Under the new rules, in most cases, troopers can only use a PIT maneuver in chases at speeds of fewer than 55 mph.

Another change: if troopers are assisting another agency, they can only take the lead if it's OK'd by a supervisor and the suspect is a violent felon. And anytime a supervisor approves a chase, that person needs to file written documentation of that decision.

RELATED: Take a look at the full chase policy (.pdf)

Another change involves motorcycles. Troopers are now prevented from chasing motorcycles if there's a passenger on the bike or the driver is weaving in and out of traffic at high speeds.

At least one former trooper has been sharply critical of the changes. Cary Rogers took to Facebook asking anyone who would listen to help "stop the madness."

Rogers claims to have spoken to a number of troopers who are "dead set against this policy but are unable to speak out against it."
HP spokesman Sgt. Mike Baker pushed back decisively.

"It's not a lot of changes," he told the I-Team. "It basically just spells out in more definition how our policy should be read by our members.

Asked if he felt the changes make it more difficult for troopers to do their job, Baker responded, "Absolutely not."

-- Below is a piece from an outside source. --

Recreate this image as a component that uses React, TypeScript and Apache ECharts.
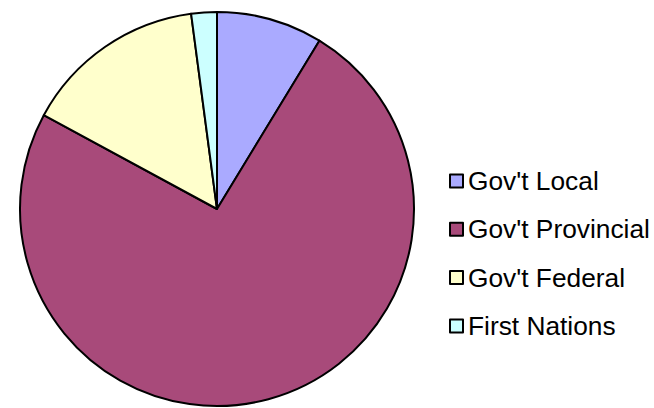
import React, { useEffect, useRef } from "react";
import * as echarts from "echarts";

const categories = ["Gov't Local", "Gov't Provincial", "Gov't Federal", "First Nations"];
const values = [8.7, 74.2, 15.0, 2.1];
const colors = ["#AAAAFF", "#A84A7A", "#FFFFCC", "#CCFFFF"];

export default function App() {
  const ref = useRef<HTMLDivElement>(null);
  useEffect(() => {
    const chart = echarts.init(ref.current!, null, { renderer: "svg" });
    chart.setOption({
      animation: false,
      color: colors,
      legend: {
        orient: "vertical",
        left: 449,
        top: 167,
        padding: 0,
        icon: "rect",
        itemWidth: 13,
        itemHeight: 13,
        itemGap: 20.3,
        itemStyle: { borderColor: "#000", borderWidth: 2 },
        textStyle: { fontFamily: "Liberation Sans, Arial, sans-serif", fontSize: 26.3, color: "#000", lineHeight: 28 },
        data: categories,
      },
      series: [
        {
          type: "pie",
          center: [217, 209],
          radius: 197,
          startAngle: 90,
          clockwise: true,
          label: { show: false },
          labelLine: { show: false },
          emphasis: { disabled: true },
          itemStyle: { borderColor: "#000", borderWidth: 2 },
          data: categories.map((c, i) => ({ name: c, value: values[i] })),
        },
      ],
    });
    return () => chart.dispose();
  }, []);
  return <div ref={ref} style={{ width: 654, height: 408, position: "absolute", left: 0, top: 0 }} />;
}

"Our number one goal," Baker explained, "is to make sure that our members go home at night, as well as the third parties involved and the motoring public - we have a duty to them to see that they remain safe - and to the violator who's involved. The commander does what he deems appropriate to make sure that our membership is safe, the motoring public is safe and the violators are safe, as much as he can do."